The influence of Left intellectuals did not remain confined to academia. Their students entered journalism, bureaucracy, international NGOs, publishing houses and even global think tanks. The result was a self-replicating ideological ecosystem. Those who control vocabulary control perception. Terms like “saffronisation”, “majoritarianism”, “Hindu Right”, and “fascism” became routine descriptors, forcing Hindu identity into a defensive corner. Indian Left-leaning intellectuals collaborate with Western academia, often painting India as a land sliding into majoritarian authoritarianism. This globalised narrative creates diplomatic and academic pressure on India.

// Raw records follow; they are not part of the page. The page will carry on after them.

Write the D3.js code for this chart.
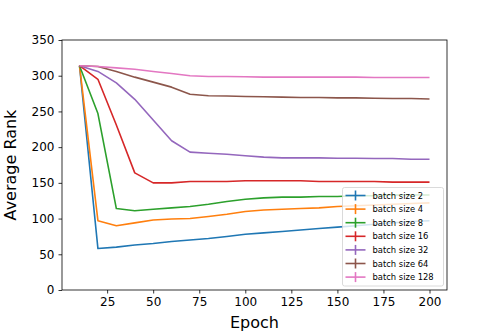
<!DOCTYPE html>
<html>
<head>
<meta charset="utf-8">
<script src="https://d3js.org/d3.v7.min.js"></script>
<style>
  body { margin: 0; background: #fff; }
  text { font-family: "DejaVu Sans", sans-serif; }
</style>
</head>
<body>
<div id="my_dataviz"></div>
<script>
// Average rank per epoch for several batch sizes

var epochs = [10, 20, 30, 40, 50, 60, 70, 80, 90, 100, 110, 120, 130, 140, 150, 160, 170, 180, 190, 200];

var bs2   = [314, 58, 60, 63, 65, 68, 70, 72, 75, 78, 80, 82, 84, 86, 88, 90, 92, 94, 96, 97];
var bs4   = [314, 97, 90, 94, 98, 99.5, 100, 103, 106, 110, 112, 113, 114, 115, 117, 118, 119, 120, 121, 122];
var bs8   = [314, 247, 114, 111, 113, 115, 117, 120, 124, 127, 129, 130, 130, 131, 131, 132, 132, 133, 133, 133];
var bs16  = [314, 295, 231, 164, 150, 150, 152, 152, 152, 153, 153, 153, 153, 152, 152, 152, 152, 151, 151, 151];
var bs32  = [314, 306, 290, 267, 238, 209, 193, 191.5, 190, 188, 186, 185, 185, 185, 184.5, 184.5, 184, 184, 183, 183];
var bs64  = [314, 313, 306, 298, 291, 284, 274, 272, 271.5, 271, 270.5, 270, 269.5, 269.5, 269, 269, 268.5, 268, 268, 267.5];
var bs128 = [314, 313, 311, 309, 306, 303, 300, 299, 299, 298.5, 298, 298, 298, 298, 298, 298, 297.5, 297.5, 297.5, 297.5];

var seriesNames = ["batch size 2", "batch size 4", "batch size 8", "batch size 16", "batch size 32", "batch size 64", "batch size 128"];
var seriesValues = [bs2, bs4, bs8, bs16, bs32, bs64, bs128];
var colors = ["#1f77b4", "#ff7f0e", "#2ca02c", "#d62728", "#9467bd", "#8c564b", "#e377c2"];

var xTicks = [25, 50, 75, 100, 125, 150, 175, 200];
var yTicks = [0, 50, 100, 150, 200, 250, 300, 350];

// set the dimensions and margins of the graph
var margin = {top: 40, right: 51, bottom: 42, left: 62},
  width = 498 - margin.left - margin.right,
  height = 332 - margin.top - margin.bottom;

var svg = d3.select("#my_dataviz")
  .append("svg")
    .attr("width", 498)
    .attr("height", 332)
  .append("g")
    .attr("transform", "translate(" + margin.left + "," + margin.top + ")");

// scales (matplotlib style 5% margin on x)
var x = d3.scaleLinear()
  .domain([0.5, 209.5])
  .range([0, width]);

var y = d3.scaleLinear()
  .domain([0, 350])
  .range([height, 0]);

// x axis
var xAxis = svg.append("g")
  .attr("transform", "translate(0," + height + ")")
  .call(d3.axisBottom(x).tickValues(xTicks).tickSize(3.5).tickPadding(4));
xAxis.select(".domain").remove();
xAxis.selectAll("text").style("font-size", "12px").style("fill", "#000")
  .style("font-family", "DejaVu Sans");
xAxis.selectAll("line").style("stroke", "#000").style("stroke-width", 0.8);

// y axis
var yAxis = svg.append("g")
  .call(d3.axisLeft(y).tickValues(yTicks).tickSize(3.5).tickPadding(4));
yAxis.select(".domain").remove();
yAxis.selectAll("text").style("font-size", "12px").style("fill", "#000")
  .style("font-family", "DejaVu Sans");
yAxis.selectAll("line").style("stroke", "#000").style("stroke-width", 0.8);

// lines
var line = d3.line()
  .x(function(d, i) { return x(epochs[i]); })
  .y(function(d) { return y(d); });

svg.selectAll(".series")
  .data(seriesValues)
  .enter()
  .append("path")
    .attr("class", "series")
    .attr("d", line)
    .style("fill", "none")
    .style("stroke", function(d, i) { return colors[i]; })
    .style("stroke-width", 1.6)
    .style("stroke-linejoin", "round");

// frame
svg.append("rect")
  .attr("x", 0)
  .attr("y", 0)
  .attr("width", width)
  .attr("height", height)
  .style("fill", "none")
  .style("stroke", "#000")
  .style("stroke-width", 0.8);

// axis labels
svg.append("text")
  .attr("x", width / 2)
  .attr("y", 288 - margin.top + 40)
  .attr("text-anchor", "middle")
  .style("font-size", "16px")
  .text("Epoch");

svg.append("text")
  .attr("transform", "rotate(-90)")
  .attr("x", -height / 2)
  .attr("y", 16 - margin.left)
  .attr("text-anchor", "middle")
  .style("font-size", "16px")
  .text("Average Rank");

// legend
var legendX = 342.5 - margin.left,
  legendY = 187.5 - margin.top,
  rowH = 13.6;

svg.append("rect")
  .attr("x", legendX)
  .attr("y", legendY)
  .attr("width", 101)
  .attr("height", 98.5)
  .attr("rx", 2)
  .style("fill", "#fff")
  .style("fill-opacity", 0.8)
  .style("stroke", "#d0d0d0")
  .style("stroke-width", 0.8);

var legend = svg.selectAll(".legend")
  .data(seriesNames)
  .enter()
  .append("g")
  .attr("class", "legend")
  .attr("transform", function(d, i) {
    return "translate(" + legendX + "," + (legendY + 8 + i * rowH) + ")";
  });

legend.append("line")
  .attr("x1", 3)
  .attr("x2", 23)
  .style("stroke", function(d, i) { return colors[i]; })
  .style("stroke-width", 1.6);

legend.append("line")
  .attr("x1", 13)
  .attr("x2", 13)
  .attr("y1", -5)
  .attr("y2", 5)
  .style("stroke", function(d, i) { return colors[i]; })
  .style("stroke-width", 1.6);

legend.append("text")
  .attr("x", 30)
  .attr("y", 3)
  .style("font-size", "8.4px")
  .style("fill", "#000")
  .text(function(d) { return d; });
</script>
</body>
</html>
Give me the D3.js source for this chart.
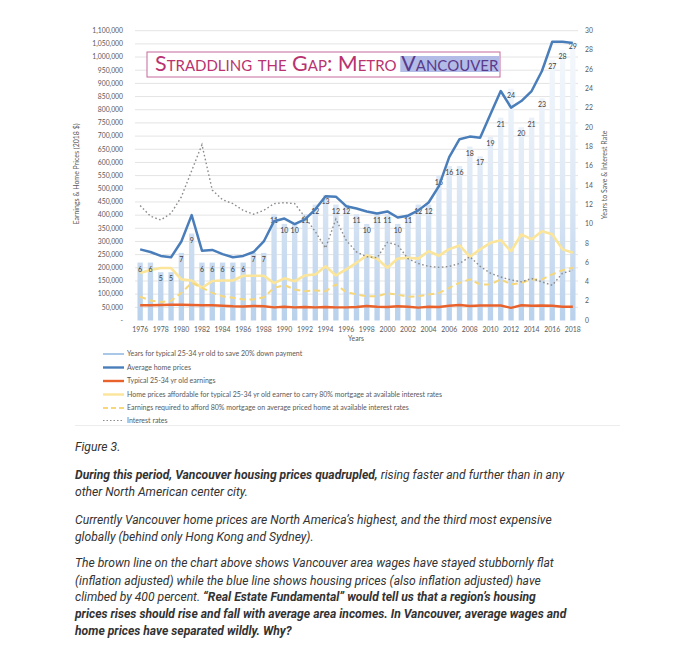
<!DOCTYPE html>
<html><head><meta charset="utf-8">
<script src="https://cdn.jsdelivr.net/npm/d3@7"></script>
<style>body{margin:0;background:#fff}svg{display:block}</style>
</head><body>
<svg id="c" width="674" height="652"></svg>
<script>
const years = [1976,1977,1978,1979,1980,1981,1982,1983,1984,1985,1986,1987,1988,1989,1990,1991,1992,1993,1994,1995,1996,1997,1998,1999,2000,2001,2002,2003,2004,2005,2006,2007,2008,2009,2010,2011,2012,2013,2014,2015,2016,2017,2018];
const yearsToSave = [6,6,5,5,7,9,6,6,6,6,6,7,7,11,10,10,11,12,13,12,12,11,10,11,11,10,11,12,12,15,16,16,18,17,19,21,24,20,21,23,27,28,29];
const homePrices = [270,260,245,240,300,400,265,268,252,240,245,260,300,377,387,366,384,422,472,470,434,425,414,406,414,391,398,418,448,510,620,688,698,694,783,871,808,833,871,947,1058,1058,1053].map(v=>v*1000);
const earnings = [58,58,59,60,60,59,58,58,56,54,53,55,54,50,52,50,51,50,51,50,50,51,55,52,51,54,52,49,52,51,56,59,55,57,57,57,48,58,56,57,56,52,52].map(v=>v*1000);
const affordable = [180,192,199,199,156,152,124,150,152,152,170,170,170,142,160,149,171,175,206,171,194,219,247,234,200,235,238,235,263,246,271,285,242,270,295,305,263,327,308,339,327,270,257].map(v=>v*1000);
const required = [90,76,70,75,105,143,124,105,92,86,80,80,88,124,134,118,111,114,111,137,108,99,92,92,103,98,90,92,99,104,124,143,156,137,137,156,137,143,156,156,175,191,200].map(v=>v*1000);
const interest = [11.9,10.8,10.4,11.1,12.8,15.5,18.2,13.5,12.5,12.1,11.4,11.0,11.4,12.1,12.2,12.1,10.7,9.2,7.5,10.5,8.3,7.1,6.6,6.5,8.1,7.8,6.4,5.9,5.6,5.5,5.6,5.9,6.6,5.6,4.9,4.5,4.2,4.0,4.35,4.0,3.65,4.9,5.2];
const leftTicks = d3.range(0, 1100001, 50000);
const rightTicks = [0,2,4,6,8,10,12,14,16,18,20,22,24,26,28,30];
const xTickYears = years.filter(y => (y - 1976) % 2 === 0);
const legendLabels = [
  "Years for typical 25-34 yr old to save 20% down payment",
  "Average home prices",
  "Typical 25-34 yr old earnings",
  "Home prices affordable for typical 25-34 yr old earner to carry 80% mortgage at available interest rates",
  "Earnings required to afford 80% mortgage on average priced home at available interest rates",
  "Interest rates"
];

const svg = d3.select("#c");
const F = "Lato, 'Open Sans', sans-serif";
const x = d3.scaleBand().domain(years).range([135, 578]).paddingInner(0.48).paddingOuter(0.24);
const cx = d => x(d) + x.bandwidth()/2;
const yL = d3.scaleLinear().domain([0, 1100000]).range([320.5, 30.7]);
const yR = d3.scaleLinear().domain([0, 30]).range([320.5, 30.7]);

const defs = svg.append("defs");
const g1 = defs.append("linearGradient").attr("id","barg").attr("gradientUnits","userSpaceOnUse")
  .attr("x1",0).attr("x2",0).attr("y1",yR(30)).attr("y2",yR(0));
g1.append("stop").attr("offset","0").attr("stop-color","#f7fafd");
g1.append("stop").attr("offset","0.5").attr("stop-color","#e0eaf6");
g1.append("stop").attr("offset","1").attr("stop-color","#b9d1ec");

svg.append("g").selectAll("line").data(leftTicks.slice(1)).join("line")
  .attr("x1",135).attr("x2",578).attr("y1",d=>yL(d)).attr("y2",d=>yL(d))
  .attr("stroke","#e4e4e4").attr("stroke-width",1);

const fmt = d3.format(",");
svg.append("g").selectAll("text").data(leftTicks).join("text")
  .attr("x",123).attr("y",d=>yL(d)+2.3).attr("text-anchor","end")
  .attr("font-family",F).attr("font-size",6.8).attr("fill","#595959")
  .text(d=> d===0 ? "-" : fmt(d));

svg.append("g").selectAll("text").data(rightTicks).join("text")
  .attr("x",585).attr("y",d=>yR(d)+2.3).attr("text-anchor","start")
  .attr("font-family",F).attr("font-size",6.8).attr("fill","#595959")
  .text(d=>d);

svg.append("g").selectAll("text").data(xTickYears).join("text")
  .attr("x",d=>cx(d)).attr("y",331.5).attr("text-anchor","middle")
  .attr("font-family",F).attr("font-size",6.9).attr("fill","#595959")
  .text(d=>d);
svg.append("text").attr("x",356).attr("y",341).attr("text-anchor","middle")
  .attr("font-family",F).attr("font-size",6.8).attr("fill","#595959").text("Years");

svg.append("text").attr("transform","translate(79,174) rotate(-90)").attr("text-anchor","middle")
  .attr("font-family",F).attr("font-size",7).attr("fill","#595959").text("Earnings & Home Prices (2018 $)");
svg.append("text").attr("transform","translate(607,175) rotate(-90)").attr("text-anchor","middle")
  .attr("font-family",F).attr("font-size",7).attr("fill","#595959").text("Years to Save & Interest Rate");

svg.append("g").selectAll("rect").data(years).join("rect")
  .attr("x",d=>x(d)).attr("width",x.bandwidth())
  .attr("y",(d,i)=>yR(yearsToSave[i])).attr("height",(d,i)=>yR(0)-yR(yearsToSave[i]))
  .attr("fill","url(#barg)");

const line = (arr, sc) => d3.line().x((d,i)=>cx(years[i])).y(d=>sc(d))(arr);
svg.append("path").attr("d",line(affordable,yL)).attr("fill","none").attr("stroke","#fbe59a").attr("stroke-width",2.6).attr("stroke-linejoin","round");
svg.append("path").attr("d",line(required,yL)).attr("fill","none").attr("stroke","#f6d77a").attr("stroke-width",2).attr("stroke-dasharray","6,4");
svg.append("path").attr("d",line(earnings,yL)).attr("fill","none").attr("stroke","#e9622b").attr("stroke-width",2.4).attr("stroke-linejoin","round");
svg.append("path").attr("d",line(interest,yR)).attr("fill","none").attr("stroke","#8c8c8c").attr("stroke-width",1.4).attr("stroke-dasharray","1.6,2.4");

svg.append("g").selectAll("text").data(years).join("text")
  .attr("x",d=>cx(d)).attr("y",(d,i)=>yR(yearsToSave[i])+9).attr("text-anchor","middle")
  .attr("font-family",F).attr("font-size",7).attr("fill","#404040")
  .text((d,i)=>yearsToSave[i]);

svg.append("path").attr("d",line(homePrices,yL)).attr("fill","none").attr("stroke","#4a7ebb").attr("stroke-width",2.5).attr("stroke-linejoin","round");

svg.append("rect").attr("x",147).attr("y",52).attr("width",353).attr("height",25)
  .attr("fill","#fff").attr("stroke","#c6689a").attr("stroke-width",1);
const tt = svg.append("text").attr("x",155).attr("y",71).attr("font-family","Lato, sans-serif")
  .attr("font-size",19).attr("font-variant","small-caps").attr("fill","#b83370");
tt.append("tspan").text("Straddling the Gap: Metro ");
tt.append("tspan").attr("fill","#5b3a8c").text("Vancouver");
let tw = tt.node().getComputedTextLength();
tt.attr("font-size", 19*338/tw);
{
  const n = tt.node();
  const nch = n.getNumberOfChars();
  const start = "Straddling the Gap: Metro ".length;
  const s = n.getStartPositionOfChar(start).x;
  const e = n.getEndPositionOfChar(nch-1).x;
  svg.insert("rect", function(){return n;}).attr("x",s-1).attr("y",56).attr("width",e-s+2).attr("height",16).attr("fill","#b3bce6");
}

const lg = svg.append("g");
legendLabels.forEach((t,i)=>{
  const yy = [354,367.5,381,394.5,408,420.5][i];
  const l = lg.append("line").attr("x1",103).attr("x2",124).attr("y1",yy).attr("y2",yy);
  if(i===0) l.attr("stroke","#a9c8e8").attr("stroke-width",2);
  if(i===1) l.attr("stroke","#4a7ebb").attr("stroke-width",2.4);
  if(i===2) l.attr("stroke","#e9622b").attr("stroke-width",2.4);
  if(i===3) l.attr("stroke","#fbe59a").attr("stroke-width",2.4);
  if(i===4) l.attr("stroke","#f6d77a").attr("stroke-width",2).attr("stroke-dasharray","5,3");
  if(i===5) l.attr("stroke","#8c8c8c").attr("stroke-width",1.2).attr("stroke-dasharray","1.5,2");
  lg.append("text").attr("x",127).attr("y",yy+2.3).attr("font-family",F).attr("font-size",7).attr("fill","#595959").text(t);
});
svg.append("line").attr("x1",75).attr("x2",620).attr("y1",425.5).attr("y2",425.5).attr("stroke","#ececec");

const TF = "Roboto, 'Open Sans', sans-serif";
const paraLines = [
  [451, [["Figure 3.", 400]]],
  [479, [["During this period, Vancouver housing prices quadrupled,", 700], [" rising faster and further than in any", 400]]],
  [496, [["other North American center city.", 400]]],
  [524, [["Currently Vancouver home prices are North America’s highest, and the third most expensive", 400]]],
  [541, [["globally (behind only Hong Kong and Sydney).", 400]]],
  [567, [["The brown line on the chart above shows Vancouver area wages have stayed stubbornly flat", 400]]],
  [585, [["(inflation adjusted) while the blue line shows housing prices (also inflation adjusted) have", 400]]],
  [601, [["climbed by 400 percent. ", 400], ["“Real Estate Fundamental” would tell us that a region’s housing", 700]]],
  [618, [["prices rises should rise and fall with average area incomes. In Vancouver, average wages and", 700]]],
  [635, [["home prices have separated wildly. Why?", 700]]]
];
const tg = svg.append("g").attr("font-family",TF).attr("font-style","italic").attr("fill","#333").attr("font-size",13);
const texts = paraLines.map(([yy, parts])=>{
  const t = tg.append("text").attr("x",75).attr("y",yy).attr("font-style","italic");
  parts.forEach(([s,w])=>t.append("tspan").attr("font-weight",w).attr("font-style","italic").text(s));
  return t;
});
const w1 = texts[1].node().getComputedTextLength();
tg.attr("font-size", 13*490/w1);
</script>
</body></html>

To preserve India’s civilizational inheritance, it is imperative to lay bare the ideological apparatus working tirelessly to erode it from within. This network operates through a familiar set of tactics: manipulating historical narratives, vilifying the majority identity, whitewashing or rationalising extremist ideologies, splintering society through hyper-politicised academic activism and mobilising global platforms to discredit India’s cultural and political reawakening. The purpose of this machinery is singular: to loosen India’s connection to its own civilizational foundations. And the easiest point of entry is to attack the very word ‘Hindu’. When that identity is mocked, delegitimised or branded as inherently problematic, the deeper civilizational essence becomes vulnerable. Target the word and the world built around it becomes easier to dismantle.
India stands today at a civilizational moment. For the first time since Independence, the narrative monopoly of the Left establishment is being seriously challenged. The weaponization of the term “Hindu” is being recognised as an ideological project rather than an academic conclusion. The path ahead requires clarity: Hindu identity is not communal; it is cultural, ethical, pluralistic and civilizational. It is the very soul of Bharat as said by Swami Vivekananda or Sri Aurobindo. The real communal danger comes not from this identity but from those who seek to hollow it out through distortion and deceit. To reclaim the narrative is not an act of aggression, it is an act of civilizational self-respect.